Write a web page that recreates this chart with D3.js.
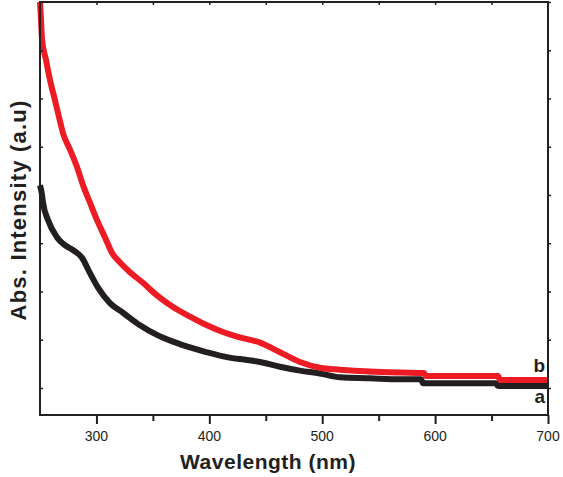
<!DOCTYPE html>
<html>
<head>
<meta charset="utf-8">
<script src="https://cdn.jsdelivr.net/npm/d3@7"></script>
<style>
  body { margin: 0; background: #fff; }
  svg { display: block; font-family: "Liberation Sans", Arial, sans-serif; }
  .frame { stroke: #231f20; stroke-width: 2; fill: none; }
  .tick-label { font-size: 14px; fill: #231f20; }
  .axis-title { font-size: 21px; font-weight: bold; fill: #231f20; }
  .curve { fill: none; stroke-width: 6; stroke-linejoin: round; }
</style>
</head>
<body>
<div id="chart"></div>
<script>
// wavelength (nm) / absorbance (a.u.)
const wlA = [250, 251.8, 252.7, 257.1, 265.1, 272.1, 279.2, 287.2, 294.3, 301.4, 312, 323.5, 338.6, 353.6, 367.8, 382.9, 397.9, 415.6, 433.4, 444.9, 462.6, 480.3, 498, 515.8, 542.3, 568.9, 587.5, 589.3, 653.9, 655.7, 700];
const absA = [2.10, 2.00, 1.92, 1.74, 1.56, 1.48, 1.43, 1.35, 1.19, 1.04, 0.88, 0.78, 0.65, 0.55, 0.48, 0.42, 0.37, 0.32, 0.29, 0.27, 0.22, 0.18, 0.15, 0.11, 0.10, 0.09, 0.09, 0.05, 0.05, 0.02, 0.02];

const wlB = [250, 250.9, 251.8, 255.3, 258.9, 263.3, 266.8, 270.4, 276.6, 283.7, 288.1, 294.3, 300.5, 307.6, 313.8, 320.9, 329.7, 341.2, 353.6, 367.8, 382.9, 397.9, 412.1, 425.4, 444.9, 462.6, 480.3, 498, 515.8, 542.3, 568.9, 590.2, 591.9, 655.7, 657.5, 700];
const absB = [4.00, 3.81, 3.61, 3.40, 3.19, 2.98, 2.81, 2.64, 2.47, 2.26, 2.10, 1.92, 1.74, 1.56, 1.40, 1.30, 1.20, 1.09, 0.96, 0.84, 0.74, 0.65, 0.58, 0.53, 0.47, 0.37, 0.27, 0.21, 0.19, 0.17, 0.16, 0.155, 0.124, 0.124, 0.083, 0.083];

const xTicks = [300, 400, 500, 600, 700];
const xMinorTicks = [300, 350, 400, 450, 500, 550, 600, 650];
const yTicks = [0, 0.5, 1, 1.5, 2, 2.5, 3, 3.5, 4];

const width = 563,
      height = 477,
      margin = {top: 2, right: 15, bottom: 62, left: 40};

const chartWidth = width - margin.left - margin.right,
      chartHeight = height - margin.top - margin.bottom;

const svg = d3.select('#chart').append('svg')
    .attr('width', width)
    .attr('height', height);

const x = d3.scaleLinear().domain([250, 700]).range([0, chartWidth]);
const y = d3.scaleLinear().domain([-0.28, 4.0]).range([chartHeight, 0]);

const chart = svg.append('g')
    .attr('transform', `translate(${margin.left}, ${margin.top})`);

// curves: a (black) below, b (red) on top
const line = d3.line()
    .curve(d3.curveMonotoneX)
    .x(d => x(d[0]))
    .y(d => y(d[1]));

chart.append('path')
    .attr('class', 'curve')
    .attr('stroke', '#231f20')
    .attr('d', line(d3.zip(wlA, absA)));

chart.append('path')
    .attr('class', 'curve')
    .attr('stroke', '#ed1c24')
    .attr('d', line(d3.zip(wlB, absB)));

// bottom axis ticks (major + minor)
const bottomMajor = d3.axisBottom(x).tickValues(xTicks).tickSize(9).tickFormat('');
const bottomMinor = d3.axisBottom(x).tickValues([350, 450, 550, 650]).tickSize(6).tickFormat('');

[bottomMajor, bottomMinor].forEach(ax => {
  const g = chart.append('g')
      .attr('transform', `translate(0, ${chartHeight})`)
      .call(ax);
  g.select('.domain').remove();
  g.selectAll('line').attr('stroke', '#231f20').attr('stroke-width', 2);
});

// tick labels
chart.append('g')
    .selectAll('text')
    .data(xTicks)
    .enter().append('text')
    .attr('class', 'tick-label')
    .attr('x', d => x(d))
    .attr('y', chartHeight + 26)
    .attr('text-anchor', 'middle')
    .text(d => d);

// top axis, small inward ticks
const topAxis = chart.append('g').call(d3.axisBottom(x).tickValues(xMinorTicks).tickSize(3).tickFormat(''));
topAxis.select('.domain').remove();
topAxis.selectAll('line').attr('stroke', '#231f20').attr('stroke-width', 1.5);

// left / right ticks
const leftAxis = chart.append('g').call(d3.axisRight(y).tickValues(yTicks).tickSize(3).tickFormat(''));
leftAxis.select('.domain').remove();
leftAxis.selectAll('line').attr('stroke', '#231f20').attr('stroke-width', 1.5);

const rightAxis = chart.append('g')
    .attr('transform', `translate(${chartWidth}, 0)`)
    .call(d3.axisRight(y).tickValues(yTicks).tickSize(3).tickFormat(''));
rightAxis.select('.domain').remove();
rightAxis.selectAll('line').attr('stroke', '#231f20').attr('stroke-width', 1.5);

// frame
chart.append('rect')
    .attr('class', 'frame')
    .attr('x', 0)
    .attr('y', 0)
    .attr('width', chartWidth)
    .attr('height', chartHeight);

// curve labels
chart.append('text')
    .attr('class', 'axis-title')
    .attr('x', x(700) - 3)
    .attr('y', y(absB[absB.length - 1]) - 8)
    .attr('text-anchor', 'end')
    .style('font-size', '19px')
    .text('b');

chart.append('text')
    .attr('class', 'axis-title')
    .attr('x', x(700) - 3)
    .attr('y', y(absA[absA.length - 1]) + 17)
    .attr('text-anchor', 'end')
    .style('font-size', '19px')
    .text('a');

// axis titles
svg.append('text')
    .attr('class', 'axis-title')
    .attr('x', 268)
    .attr('y', 469)
    .attr('text-anchor', 'middle')
    .style('letter-spacing', '0.5px')
    .text('Wavelength (nm)');

svg.append('text')
    .attr('class', 'axis-title')
    .attr('transform', 'translate(26, 210) rotate(-90)')
    .attr('text-anchor', 'middle')
    .style('font-size', '22px')
    .style('letter-spacing', '1.2px')
    .text('Abs. Intensity (a.u)');
</script>
</body>
</html>
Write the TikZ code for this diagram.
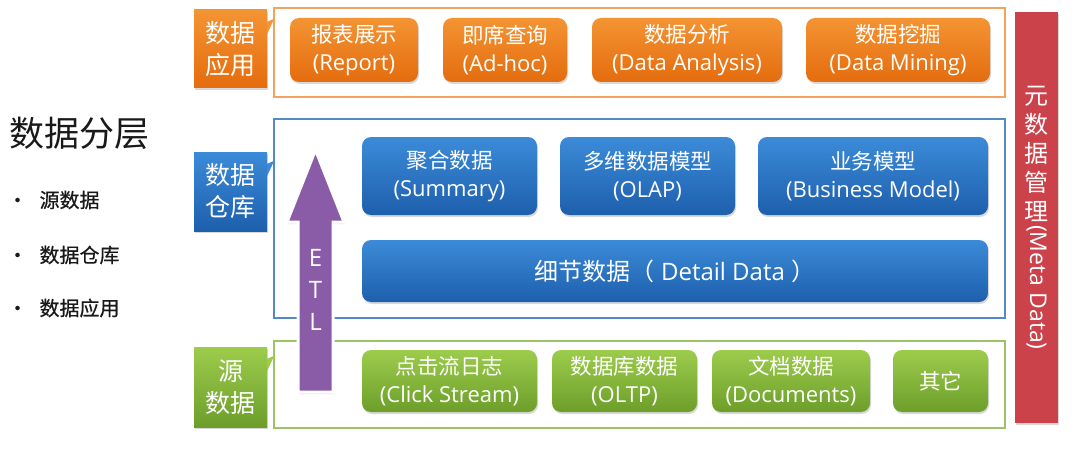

◆ TASK PROMPT ◆
A line counts if it holds the word "this". Work out how many lines in the listing count, and give only that number.

◆ EXERCISE SOLUTION ◆
2